Vera Pasternak

Vera Pasternak

This is my maternal grandmother Vera Pasternak. The photograph was taken in Tartu in the 1920s.

My maternal grandfather, Abram Pasternak, was from Latvia. Apparently, his wife, my grandmother Vera, was also born there. I do not know anything about my grandparents’ life before their arrival in Estonia. I think my grandmother came from a very poor family. Even back in that time, the girls from well-off families were given some education, but Grandmother Vera was totally illiterate, she even could not sign for herself. The only relative from grandmother’s side I knew was her brother, who lived in Riga. I cannot recall his name. I remember that Grandmother told me about him. He was a very wealthy man, the owner of a company. I do not think it was inherited from his parents.

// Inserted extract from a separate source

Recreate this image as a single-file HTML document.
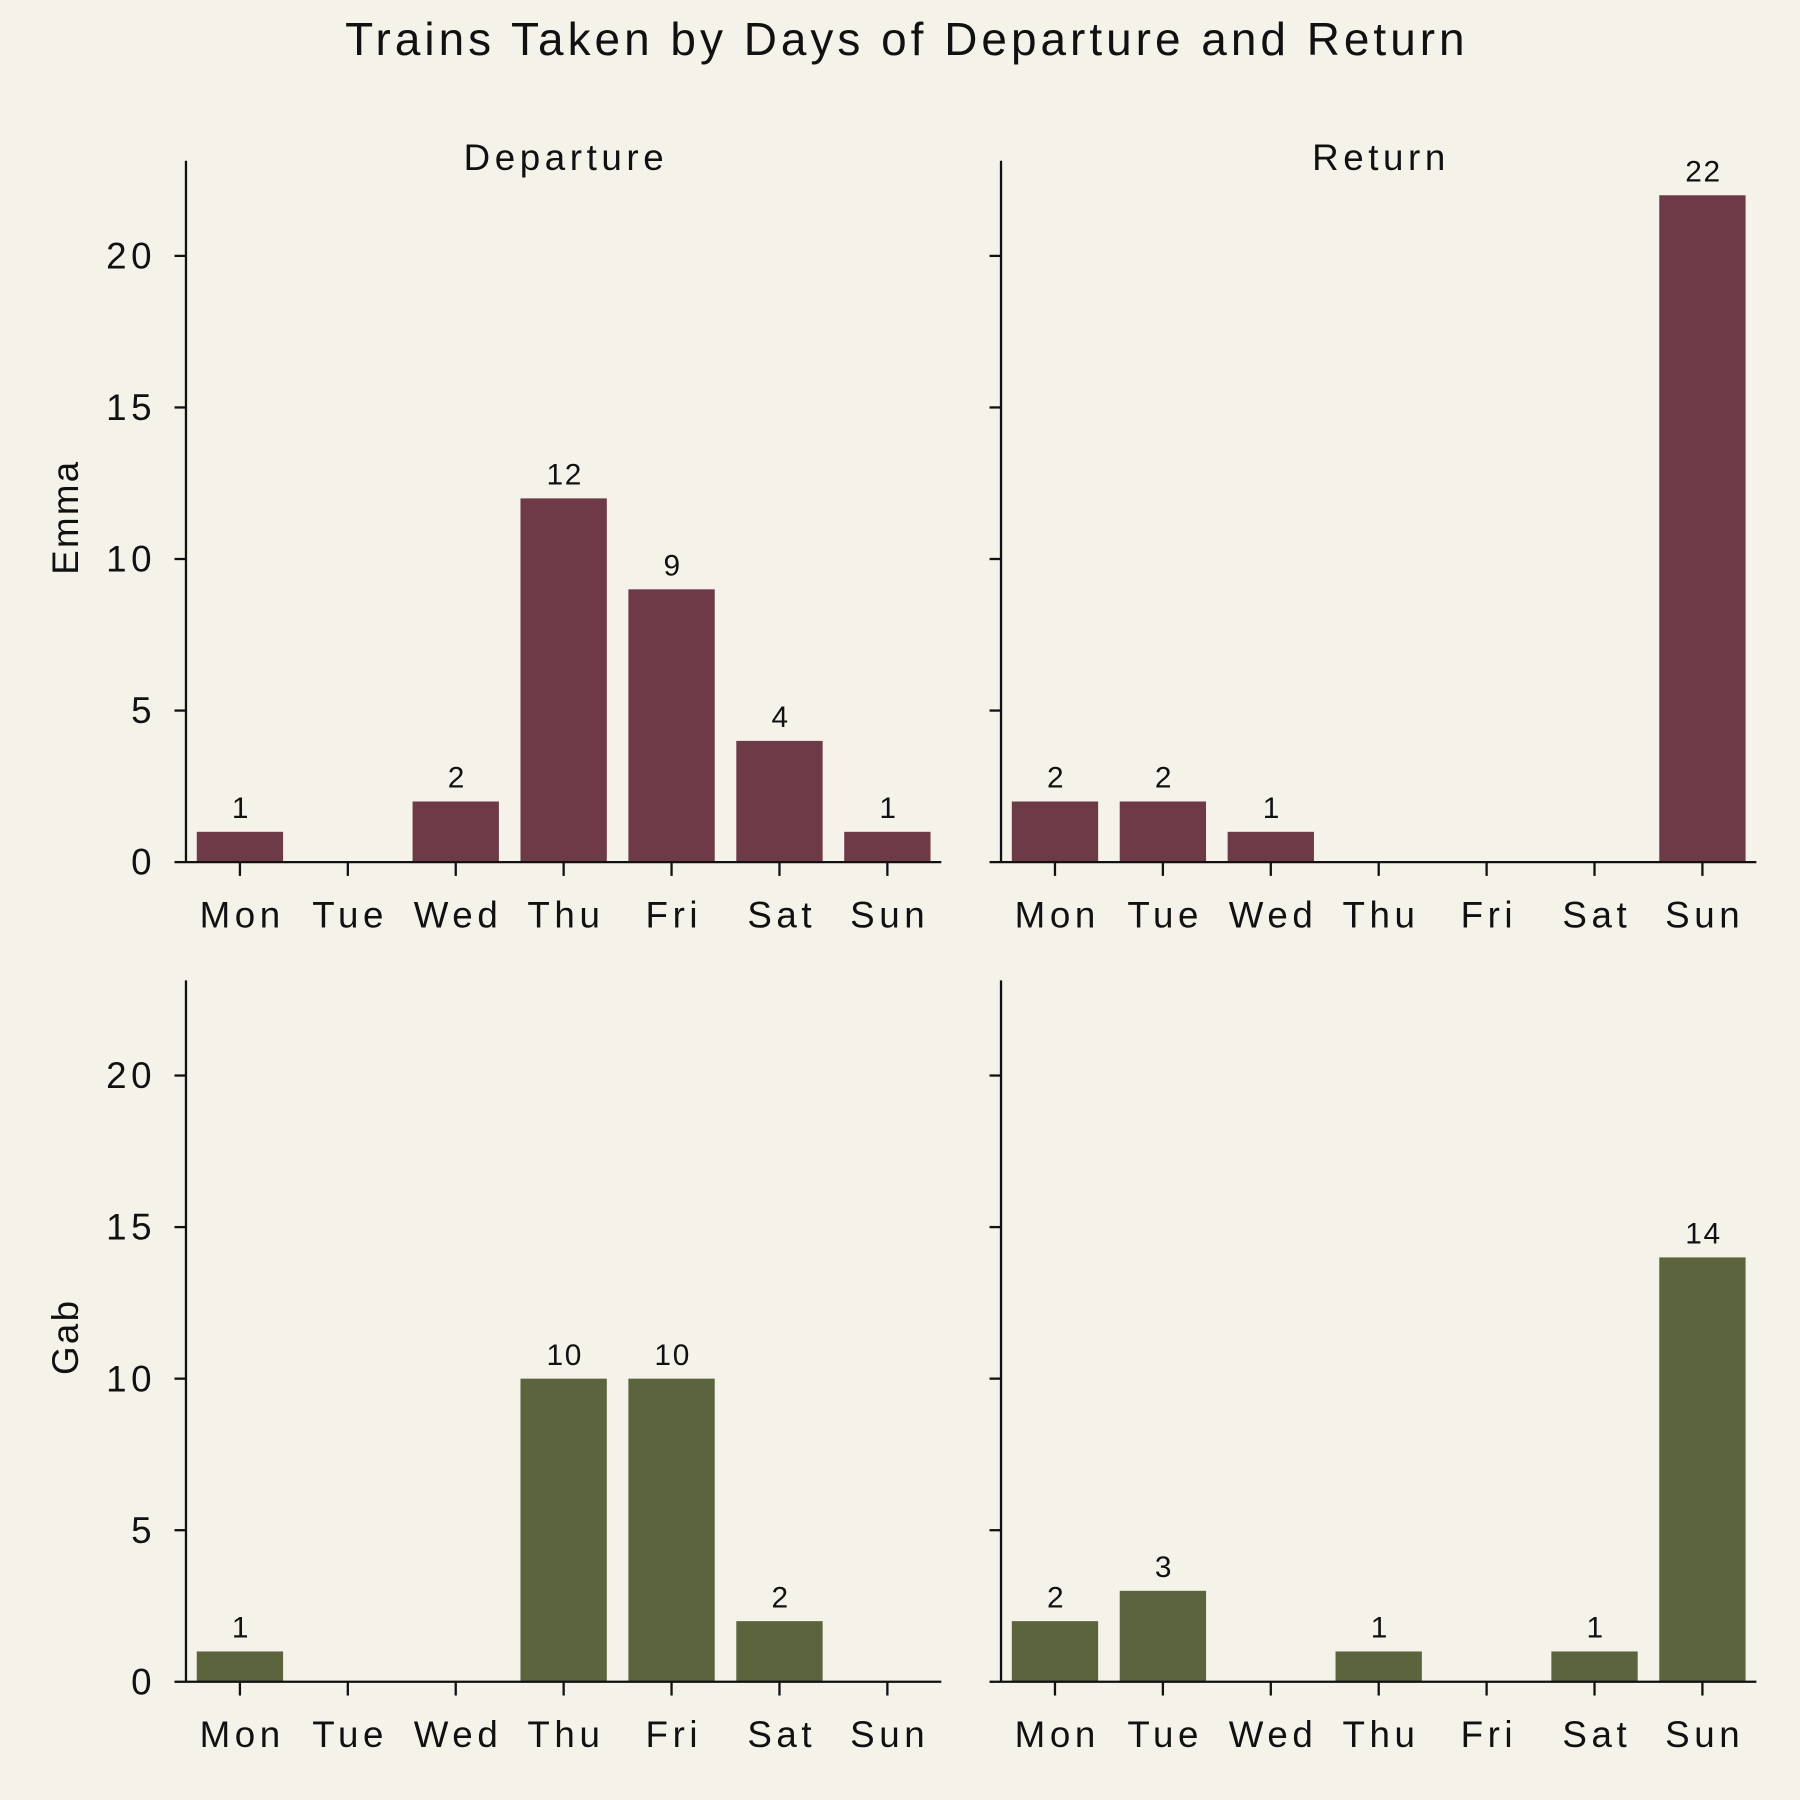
<!DOCTYPE html>
<html><head><meta charset="utf-8"><style>
html,body{margin:0;padding:0;background:#f5f3e9;}
svg{display:block;font-family:"Liberation Sans",sans-serif;}
</style></head><body>
<svg id="chart" width="1800" height="1800" viewBox="0 0 1568 1568" xmlns="http://www.w3.org/2000/svg">
<rect x="0" y="0" width="1568" height="1568" fill="#f5f3e9"/>
<text x="790" y="48" font-size="40" letter-spacing="3.5" text-anchor="middle" fill="#111">Trains Taken by Days of Departure and Return</text>
<g id="plots"></g>
</svg>
<script>
const days = ["Mon","Tue","Wed","Thu","Fri","Sat","Sun"];
const emmaDeparture = [1,0,2,12,9,4,1];
const emmaReturn = [2,2,1,0,0,0,22];
const gabDeparture = [1,0,0,10,10,2,0];
const gabReturn = [2,3,0,1,0,1,14];
const yTicks = [0,5,10,15,20];
const yMax = 23.14;

const NS="http://www.w3.org/2000/svg";
const root=document.getElementById('plots');
function mk(tag,attrs,parent,text){const e=document.createElementNS(NS,tag);for(const k in attrs)e.setAttribute(k,attrs[k]);if(text!==undefined)e.textContent=text;parent.appendChild(e);return e;}

const panels=[
 {vals:emmaDeparture,left:162,bottom:751,color:"#6e3a48",labels:true,col:"Departure",row:"Emma",name:"emma-departure"},
 {vals:emmaReturn,left:872,bottom:751,color:"#6e3a48",labels:false,col:"Return",row:null,name:"emma-return"},
 {vals:gabDeparture,left:162,bottom:1465,color:"#5b643d",labels:true,col:null,row:"Gab",name:"gab-departure"},
 {vals:gabReturn,left:872,bottom:1465,color:"#5b643d",labels:false,col:null,row:null,name:"gab-return"}
];
const W=658,H=611;
panels.forEach(p=>{
  const g=mk('g',{},root);
  
  
  const band=W/days.length;
  const x=i=>p.left+band*(i+0.5);
  const y=v=>p.bottom-v/yMax*H;
  p.vals.forEach((v,i)=>{
    if(v>0){
      const r=mk('rect',{x:x(i)-band*0.4,y:y(v),width:band*0.8,height:p.bottom-y(v),fill:p.color},g);
      
      
      const t=mk('text',{x:x(i)+1,y:y(v)-12,'font-size':26,'letter-spacing':1.5,'text-anchor':'middle',fill:'#111'},g,String(v));
      
      
    }
  });
  const ya=mk('line',{x1:p.left,y1:p.bottom-H,x2:p.left,y2:p.bottom,stroke:'#111','stroke-width':2},g);
  
  
  const xa=mk('line',{x1:p.left,y1:p.bottom,x2:p.left+W,y2:p.bottom,stroke:'#111','stroke-width':2},g);
  
  
  yTicks.forEach(tv=>{
    mk('line',{x1:p.left-10,y1:y(tv),x2:p.left,y2:y(tv),stroke:'#111','stroke-width':2},g);
    if(p.labels){
      const t=mk('text',{x:p.left-26,y:y(tv)+11,'font-size':32,'letter-spacing':4,'text-anchor':'end',fill:'#111'},g,String(tv));
      
      
    }
  });
  days.forEach((d,i)=>{
    mk('line',{x1:x(i),y1:p.bottom,x2:x(i),y2:p.bottom+12,stroke:'#111','stroke-width':2},g);
    const t=mk('text',{x:x(i)+2,y:p.bottom+57,'font-size':32,'letter-spacing':4,'text-anchor':'middle',fill:'#111'},g,d);
    
    
  });
  if(p.col){
    const t=mk('text',{x:p.left+W/2+2,y:p.bottom-H+8,'font-size':32,'letter-spacing':4,'text-anchor':'middle',fill:'#111'},g,p.col);
    
    
  }
  if(p.row){
    const cy=p.bottom-H/2+5;
    const t=mk('text',{x:68,y:cy,'font-size':32,'letter-spacing':2,'text-anchor':'middle',fill:'#111',transform:`rotate(-90 68 ${cy})`},g,p.row);
    
    
  }
});
</script>
</body></html>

Grandfather was a very religious man. Jewish traditions were kept. We lived together and had meals together not only on holidays, but on other days as well. We marked Jewish holidays. On Purim my grandmother always baked tasty triangular pies with poppy seeds, called hamantashen. On Yom Kippur adults always fasted for 24 hours according to the tradition. Small children were released from fasting. When I started going to lyceum, I was also supposed to fast. I was very active and agile, feeling hungry all the time. I managed to snitch some food in the kitchen, without anyone seeing it. Adults spent the whole day in the synagogue on Yom Kippur praying, until the first evening star appeared in the sky. My cousin Alexander and I went to the synagogue with the adults, but we could not stay there all day long, so we played football with other Jewish guys in the yard of the synagogue.

There was only kosher food at home. Grandmother had a Jewish cook, who fixed scrumptious Jewish dishes. There was a shochet not far from our house. We bought kosher meat from him and took living chickens to him that were to be cut in accordance with the kashrut rules.